Restate all the material verbatim, except for the pictures.
━━━━━ Provided material
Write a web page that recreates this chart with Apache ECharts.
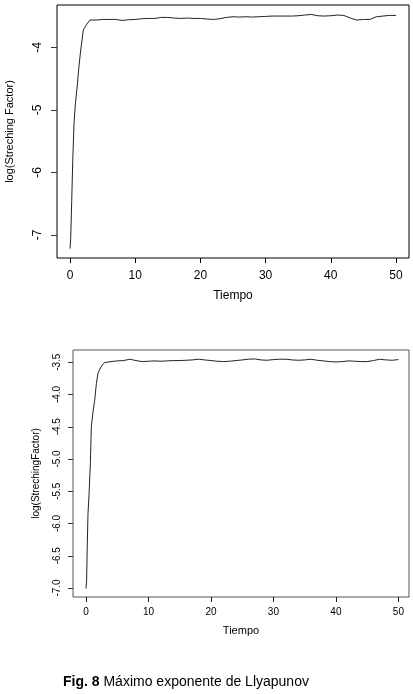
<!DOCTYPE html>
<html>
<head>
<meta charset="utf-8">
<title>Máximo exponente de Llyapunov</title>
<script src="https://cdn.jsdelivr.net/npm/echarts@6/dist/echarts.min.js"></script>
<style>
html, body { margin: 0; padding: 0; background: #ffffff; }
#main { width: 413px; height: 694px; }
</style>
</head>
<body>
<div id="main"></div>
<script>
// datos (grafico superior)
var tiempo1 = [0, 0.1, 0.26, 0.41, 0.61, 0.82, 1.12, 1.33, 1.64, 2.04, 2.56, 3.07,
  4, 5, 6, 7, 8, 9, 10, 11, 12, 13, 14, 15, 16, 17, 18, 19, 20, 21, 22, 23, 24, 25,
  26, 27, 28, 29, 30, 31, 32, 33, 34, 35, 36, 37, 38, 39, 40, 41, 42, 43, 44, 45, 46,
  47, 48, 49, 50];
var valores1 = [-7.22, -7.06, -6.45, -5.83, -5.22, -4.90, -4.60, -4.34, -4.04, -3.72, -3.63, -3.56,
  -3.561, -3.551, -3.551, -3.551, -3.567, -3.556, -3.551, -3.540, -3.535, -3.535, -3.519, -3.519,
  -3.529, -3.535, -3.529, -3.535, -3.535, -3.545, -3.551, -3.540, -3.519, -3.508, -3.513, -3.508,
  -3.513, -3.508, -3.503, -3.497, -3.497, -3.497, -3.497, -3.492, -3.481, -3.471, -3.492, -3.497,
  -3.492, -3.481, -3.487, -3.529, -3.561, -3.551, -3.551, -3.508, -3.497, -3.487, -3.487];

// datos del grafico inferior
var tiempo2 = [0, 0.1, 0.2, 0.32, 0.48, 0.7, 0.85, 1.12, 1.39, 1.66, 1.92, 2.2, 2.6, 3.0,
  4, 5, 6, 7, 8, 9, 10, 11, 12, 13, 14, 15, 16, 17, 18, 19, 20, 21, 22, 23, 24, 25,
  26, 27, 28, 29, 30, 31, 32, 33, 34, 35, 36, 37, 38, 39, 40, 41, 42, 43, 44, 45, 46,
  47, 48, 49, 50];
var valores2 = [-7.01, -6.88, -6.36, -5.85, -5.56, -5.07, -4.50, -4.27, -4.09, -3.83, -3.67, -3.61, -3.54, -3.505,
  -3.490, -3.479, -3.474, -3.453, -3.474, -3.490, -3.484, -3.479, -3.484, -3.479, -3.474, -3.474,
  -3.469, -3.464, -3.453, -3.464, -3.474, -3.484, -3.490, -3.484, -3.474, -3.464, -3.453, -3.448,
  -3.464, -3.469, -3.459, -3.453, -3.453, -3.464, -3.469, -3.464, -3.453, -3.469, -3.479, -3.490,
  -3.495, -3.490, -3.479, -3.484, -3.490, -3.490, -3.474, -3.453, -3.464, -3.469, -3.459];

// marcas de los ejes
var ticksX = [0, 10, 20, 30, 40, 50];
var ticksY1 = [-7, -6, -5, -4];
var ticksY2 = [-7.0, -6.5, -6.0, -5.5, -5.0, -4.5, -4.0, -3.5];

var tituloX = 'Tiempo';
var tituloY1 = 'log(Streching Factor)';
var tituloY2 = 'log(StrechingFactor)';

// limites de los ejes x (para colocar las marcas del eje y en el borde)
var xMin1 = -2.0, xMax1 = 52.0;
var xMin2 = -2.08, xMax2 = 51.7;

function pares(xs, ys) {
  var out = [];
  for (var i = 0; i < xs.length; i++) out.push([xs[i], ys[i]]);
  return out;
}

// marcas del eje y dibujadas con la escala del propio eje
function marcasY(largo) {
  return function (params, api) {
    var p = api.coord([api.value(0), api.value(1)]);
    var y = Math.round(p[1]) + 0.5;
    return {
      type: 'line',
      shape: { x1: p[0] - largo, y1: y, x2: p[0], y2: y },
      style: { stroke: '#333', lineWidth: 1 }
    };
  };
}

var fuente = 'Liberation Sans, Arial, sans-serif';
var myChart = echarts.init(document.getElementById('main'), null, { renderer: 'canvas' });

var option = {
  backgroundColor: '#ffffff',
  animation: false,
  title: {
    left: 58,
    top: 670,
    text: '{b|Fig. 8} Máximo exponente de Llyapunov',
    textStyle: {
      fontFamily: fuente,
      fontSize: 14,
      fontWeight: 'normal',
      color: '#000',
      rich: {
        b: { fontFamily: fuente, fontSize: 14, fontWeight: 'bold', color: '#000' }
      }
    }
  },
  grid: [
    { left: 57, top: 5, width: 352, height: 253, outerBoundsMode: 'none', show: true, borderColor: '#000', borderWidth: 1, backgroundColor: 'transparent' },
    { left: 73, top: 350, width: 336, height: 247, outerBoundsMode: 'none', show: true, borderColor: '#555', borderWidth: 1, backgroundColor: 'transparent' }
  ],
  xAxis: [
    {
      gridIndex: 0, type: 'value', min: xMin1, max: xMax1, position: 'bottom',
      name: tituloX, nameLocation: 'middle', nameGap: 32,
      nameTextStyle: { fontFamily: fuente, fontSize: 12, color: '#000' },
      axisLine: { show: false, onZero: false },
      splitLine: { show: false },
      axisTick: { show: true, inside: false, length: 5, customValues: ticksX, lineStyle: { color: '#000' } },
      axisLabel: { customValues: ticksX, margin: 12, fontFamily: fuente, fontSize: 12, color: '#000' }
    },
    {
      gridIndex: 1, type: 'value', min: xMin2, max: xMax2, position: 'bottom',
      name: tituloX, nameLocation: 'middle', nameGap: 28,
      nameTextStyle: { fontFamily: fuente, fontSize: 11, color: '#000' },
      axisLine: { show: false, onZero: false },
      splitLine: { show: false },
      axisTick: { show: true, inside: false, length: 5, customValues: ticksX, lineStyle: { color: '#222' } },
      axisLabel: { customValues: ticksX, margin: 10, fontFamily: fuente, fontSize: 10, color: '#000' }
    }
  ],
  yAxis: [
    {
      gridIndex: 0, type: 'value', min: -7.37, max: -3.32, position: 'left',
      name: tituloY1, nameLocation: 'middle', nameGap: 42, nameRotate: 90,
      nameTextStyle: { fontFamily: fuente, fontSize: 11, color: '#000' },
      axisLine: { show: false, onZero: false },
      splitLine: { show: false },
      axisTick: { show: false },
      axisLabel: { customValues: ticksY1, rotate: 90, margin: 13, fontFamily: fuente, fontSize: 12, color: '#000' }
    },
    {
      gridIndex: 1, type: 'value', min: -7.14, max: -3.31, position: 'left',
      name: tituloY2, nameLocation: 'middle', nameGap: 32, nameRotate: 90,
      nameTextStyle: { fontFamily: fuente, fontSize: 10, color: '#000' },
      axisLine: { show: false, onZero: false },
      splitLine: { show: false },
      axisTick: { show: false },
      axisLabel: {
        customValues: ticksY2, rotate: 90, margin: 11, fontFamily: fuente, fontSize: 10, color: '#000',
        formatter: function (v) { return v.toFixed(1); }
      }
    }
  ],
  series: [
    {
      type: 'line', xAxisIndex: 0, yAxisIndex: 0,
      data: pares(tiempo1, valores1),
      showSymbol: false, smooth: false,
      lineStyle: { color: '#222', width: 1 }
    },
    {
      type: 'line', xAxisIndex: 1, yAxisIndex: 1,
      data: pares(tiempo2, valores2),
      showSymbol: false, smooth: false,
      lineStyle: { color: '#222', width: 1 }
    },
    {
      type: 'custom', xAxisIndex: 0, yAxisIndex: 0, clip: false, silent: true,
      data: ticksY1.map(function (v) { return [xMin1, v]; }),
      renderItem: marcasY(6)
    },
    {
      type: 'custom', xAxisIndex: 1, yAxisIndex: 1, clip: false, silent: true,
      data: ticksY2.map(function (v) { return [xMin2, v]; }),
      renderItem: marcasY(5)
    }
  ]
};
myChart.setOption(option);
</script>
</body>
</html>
━━━━━━━━━━
__Solution to this exercise__
Write a web page that recreates this chart with Apache ECharts.
<!DOCTYPE html>
<html>
<head>
<meta charset="utf-8">
<title>Máximo exponente de Llyapunov</title>
<script src="https://cdn.jsdelivr.net/npm/echarts@6/dist/echarts.min.js"></script>
<style>
html, body { margin: 0; padding: 0; background: #ffffff; }
#main { width: 413px; height: 694px; }
</style>
</head>
<body>
<div id="main"></div>
<script>
// datos (grafico superior)
var tiempo1 = [0, 0.1, 0.26, 0.41, 0.61, 0.82, 1.12, 1.33, 1.64, 2.04, 2.56, 3.07,
  4, 5, 6, 7, 8, 9, 10, 11, 12, 13, 14, 15, 16, 17, 18, 19, 20, 21, 22, 23, 24, 25,
  26, 27, 28, 29, 30, 31, 32, 33, 34, 35, 36, 37, 38, 39, 40, 41, 42, 43, 44, 45, 46,
  47, 48, 49, 50];
var valores1 = [-7.22, -7.06, -6.45, -5.83, -5.22, -4.90, -4.60, -4.34, -4.04, -3.72, -3.63, -3.56,
  -3.561, -3.551, -3.551, -3.551, -3.567, -3.556, -3.551, -3.540, -3.535, -3.535, -3.519, -3.519,
  -3.529, -3.535, -3.529, -3.535, -3.535, -3.545, -3.551, -3.540, -3.519, -3.508, -3.513, -3.508,
  -3.513, -3.508, -3.503, -3.497, -3.497, -3.497, -3.497, -3.492, -3.481, -3.471, -3.492, -3.497,
  -3.492, -3.481, -3.487, -3.529, -3.561, -3.551, -3.551, -3.508, -3.497, -3.487, -3.487];

// datos del grafico inferior
var tiempo2 = [0, 0.1, 0.2, 0.32, 0.48, 0.7, 0.85, 1.12, 1.39, 1.66, 1.92, 2.2, 2.6, 3.0,
  4, 5, 6, 7, 8, 9, 10, 11, 12, 13, 14, 15, 16, 17, 18, 19, 20, 21, 22, 23, 24, 25,
  26, 27, 28, 29, 30, 31, 32, 33, 34, 35, 36, 37, 38, 39, 40, 41, 42, 43, 44, 45, 46,
  47, 48, 49, 50];
var valores2 = [-7.01, -6.88, -6.36, -5.85, -5.56, -5.07, -4.50, -4.27, -4.09, -3.83, -3.67, -3.61, -3.54, -3.505,
  -3.490, -3.479, -3.474, -3.453, -3.474, -3.490, -3.484, -3.479, -3.484, -3.479, -3.474, -3.474,
  -3.469, -3.464, -3.453, -3.464, -3.474, -3.484, -3.490, -3.484, -3.474, -3.464, -3.453, -3.448,
  -3.464, -3.469, -3.459, -3.453, -3.453, -3.464, -3.469, -3.464, -3.453, -3.469, -3.479, -3.490,
  -3.495, -3.490, -3.479, -3.484, -3.490, -3.490, -3.474, -3.453, -3.464, -3.469, -3.459];

// marcas de los ejes
var ticksX = [0, 10, 20, 30, 40, 50];
var ticksY1 = [-7, -6, -5, -4];
var ticksY2 = [-7.0, -6.5, -6.0, -5.5, -5.0, -4.5, -4.0, -3.5];

var tituloX = 'Tiempo';
var tituloY1 = 'log(Streching Factor)';
var tituloY2 = 'log(StrechingFactor)';

// limites de los ejes x (para colocar las marcas del eje y en el borde)
var xMin1 = -2.0, xMax1 = 52.0;
var xMin2 = -2.08, xMax2 = 51.7;

function pares(xs, ys) {
  var out = [];
  for (var i = 0; i < xs.length; i++) out.push([xs[i], ys[i]]);
  return out;
}

// marcas del eje y dibujadas con la escala del propio eje
function marcasY(largo) {
  return function (params, api) {
    var p = api.coord([api.value(0), api.value(1)]);
    var y = Math.round(p[1]) + 0.5;
    return {
      type: 'line',
      shape: { x1: p[0] - largo, y1: y, x2: p[0], y2: y },
      style: { stroke: '#333', lineWidth: 1 }
    };
  };
}

var fuente = 'Liberation Sans, Arial, sans-serif';
var myChart = echarts.init(document.getElementById('main'), null, { renderer: 'canvas' });

var option = {
  backgroundColor: '#ffffff',
  animation: false,
  title: {
    left: 58,
    top: 670,
    text: '{b|Fig. 8} Máximo exponente de Llyapunov',
    textStyle: {
      fontFamily: fuente,
      fontSize: 14,
      fontWeight: 'normal',
      color: '#000',
      rich: {
        b: { fontFamily: fuente, fontSize: 14, fontWeight: 'bold', color: '#000' }
      }
    }
  },
  grid: [
    { left: 57, top: 5, width: 352, height: 253, outerBoundsMode: 'none', show: true, borderColor: '#000', borderWidth: 1, backgroundColor: 'transparent' },
    { left: 73, top: 350, width: 336, height: 247, outerBoundsMode: 'none', show: true, borderColor: '#555', borderWidth: 1, backgroundColor: 'transparent' }
  ],
  xAxis: [
    {
      gridIndex: 0, type: 'value', min: xMin1, max: xMax1, position: 'bottom',
      name: tituloX, nameLocation: 'middle', nameGap: 32,
      nameTextStyle: { fontFamily: fuente, fontSize: 12, color: '#000' },
      axisLine: { show: false, onZero: false },
      splitLine: { show: false },
      axisTick: { show: true, inside: false, length: 5, customValues: ticksX, lineStyle: { color: '#000' } },
      axisLabel: { customValues: ticksX, margin: 12, fontFamily: fuente, fontSize: 12, color: '#000' }
    },
    {
      gridIndex: 1, type: 'value', min: xMin2, max: xMax2, position: 'bottom',
      name: tituloX, nameLocation: 'middle', nameGap: 28,
      nameTextStyle: { fontFamily: fuente, fontSize: 11, color: '#000' },
      axisLine: { show: false, onZero: false },
      splitLine: { show: false },
      axisTick: { show: true, inside: false, length: 5, customValues: ticksX, lineStyle: { color: '#222' } },
      axisLabel: { customValues: ticksX, margin: 10, fontFamily: fuente, fontSize: 10, color: '#000' }
    }
  ],
  yAxis: [
    {
      gridIndex: 0, type: 'value', min: -7.37, max: -3.32, position: 'left',
      name: tituloY1, nameLocation: 'middle', nameGap: 42, nameRotate: 90,
      nameTextStyle: { fontFamily: fuente, fontSize: 11, color: '#000' },
      axisLine: { show: false, onZero: false },
      splitLine: { show: false },
      axisTick: { show: false },
      axisLabel: { customValues: ticksY1, rotate: 90, margin: 13, fontFamily: fuente, fontSize: 12, color: '#000' }
    },
    {
      gridIndex: 1, type: 'value', min: -7.14, max: -3.31, position: 'left',
      name: tituloY2, nameLocation: 'middle', nameGap: 32, nameRotate: 90,
      nameTextStyle: { fontFamily: fuente, fontSize: 10, color: '#000' },
      axisLine: { show: false, onZero: false },
      splitLine: { show: false },
      axisTick: { show: false },
      axisLabel: {
        customValues: ticksY2, rotate: 90, margin: 11, fontFamily: fuente, fontSize: 10, color: '#000',
        formatter: function (v) { return v.toFixed(1); }
      }
    }
  ],
  series: [
    {
      type: 'line', xAxisIndex: 0, yAxisIndex: 0,
      data: pares(tiempo1, valores1),
      showSymbol: false, smooth: false,
      lineStyle: { color: '#222', width: 1 }
    },
    {
      type: 'line', xAxisIndex: 1, yAxisIndex: 1,
      data: pares(tiempo2, valores2),
      showSymbol: false, smooth: false,
      lineStyle: { color: '#222', width: 1 }
    },
    {
      type: 'custom', xAxisIndex: 0, yAxisIndex: 0, clip: false, silent: true,
      data: ticksY1.map(function (v) { return [xMin1, v]; }),
      renderItem: marcasY(6)
    },
    {
      type: 'custom', xAxisIndex: 1, yAxisIndex: 1, clip: false, silent: true,
      data: ticksY2.map(function (v) { return [xMin2, v]; }),
      renderItem: marcasY(5)
    }
  ]
};
myChart.setOption(option);
</script>
</body>
</html>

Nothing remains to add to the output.